Moscow shows no indication that it will ease its intermittent blockade of Ukrainian shipping, nor will it stop launching cruise missiles at Ukrainian cities from Black Sea vessels. The region remains one of Kyiv’s most pressing strategic conundrums.

“Nobody can change the Russian position,” Zagorodnyuk said. “They’re doing this because nobody can stop them…That’s basically how they behave in general, everywhere.”

“We are the only people who will be clearing up the mess,” the former defense minister said, when asked whether NATO nations are ready or willing to step into the security gulf developing there. “We will be attacking Russian ships until they all follow the Moskva, or they run away to the eastern part of the Black Sea and stay there.”

Ukraine is still pushing for advanced Western weapons so far denied to Kyiv, including F-16 fighter jets—on which Ukrainian pilots are now training—and the long-range MGM-140 Army Tactical Missile System, known as the ATACMS, which would put all of Crimea in Ukrainian crosshairs.

“Russia is pursuing also air superiority in the Black Sea,” Zagorodnyuk said.
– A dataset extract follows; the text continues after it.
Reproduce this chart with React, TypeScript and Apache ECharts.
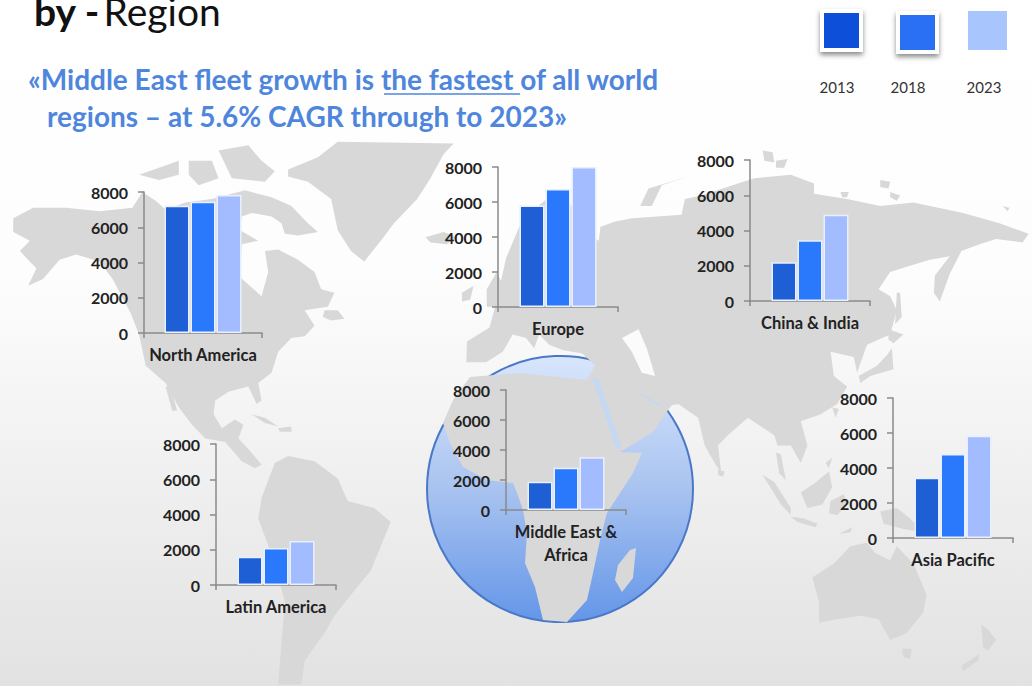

F-16s operating in the area, he suggested “would allow us to keep [Russian] vessels outside” of Ukrainian waters and away from vital Ukrainian ports.

In the long term, though, Ukraine needs more than fighter jets, anti-ship missiles, and naval drones to secure the Black Sea. “Later on, we need to set up control over our territorial sea and maritime exclusive economic zone,” Ryzhenko said. “For this we need a surface fleet.”

Kyiv has long been working with the U.S. to acquire Mark VI patrol boats and with the U.K. to acquire P50-U attack craft for such purposes. Ryzhenko said Ukraine needs a “mosquito fleet”—a term generally used to refer to a large fleet made up of relatively small craft—capable of operating out to around 65 miles from the coast for several days at a time.

“We need to sustain, not only liberate,” Ryzhenko said.